A Paragraph from Rebecca Solnit’s ORWELL’S ROSES: “How Much He Recounted Enjoyment”

Hang with me here for a minute. Rebecca Solnit’s first sentence on page 24 from Orwell’s Roses is a doozy — it carries a lot of weight — and I was tempted to not include it here. A challenging task for a distracted blog scroller like yourself, and maybe not necessary to convey the main idea from this brief excerpt, but I decided to roll with it. Who am I to omit even one sentence from Solnit’s brilliant paragraph, now with freshly-drawn stars and exclamation points in the marginalia of my copy. I defer to her genius. 

Okay, here we go . . . 

 

Perhaps his relentless scrutiny of the monstrosities and underlying dangers in the present and the future defines him, but it’s also been used to characterize him as though he was what he saw, or that was all he looked at. I returned to his writing after the roses startled me, and there I found another Orwell whose other perspectives seem to counterbalance his cold eye on political monstrosity.
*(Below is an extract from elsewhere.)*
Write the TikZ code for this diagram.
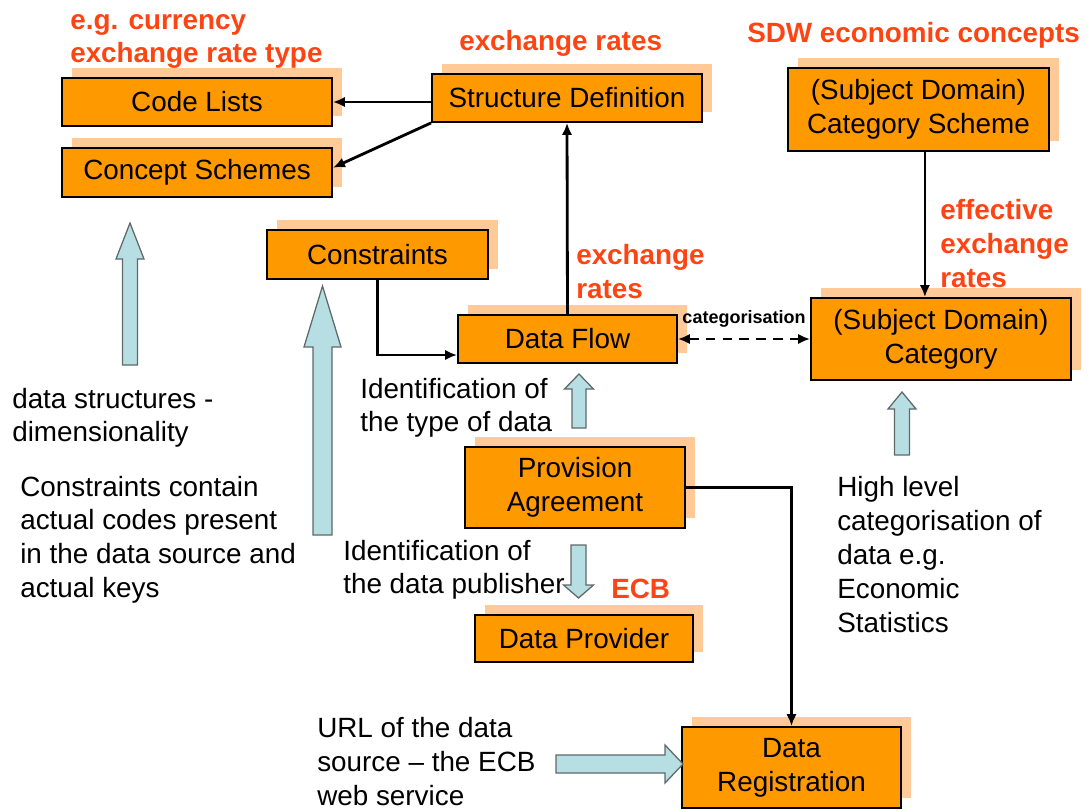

One of the striking things was how much he recounted enjoyment, from many forms of the domestic comfort that might be called coziness to ribald postcards, the pleasures of nineteenth-century American children’s books, British writers like Dickens, “good bad books,” and a host of other things, and most of all animals, plants, flowers, natural landscapes, gardening, the countryside, pleasures that surface over and over again in his books all the way through Nineteen Eighty-Four‘s lyrical evocation of the Golden Country and its light, trees, meadows, birdsong, and sense of freedom and release. 

 

That’s it, that is all. The thought for the day. Amidst the ugliness and the horror — perhaps even because of it — Orwell consistently took pleasure in the beauty, the joys, that life continually offers us. He planted a rose garden when the world was on the verge of horrific warfare.

One comment

  1. Robin+Pulver says:

    Wow. Thank you. I’m a fan of Solnit, but I’ve for some weird reason, avoided this book. Sort of like I couldn’t keep up, and maybe I could skip this. but reading this passage, and that it came via you, brings all kinds of rattled hope and comfort and real advice on how to keep going and living and soaking up all that is so very good.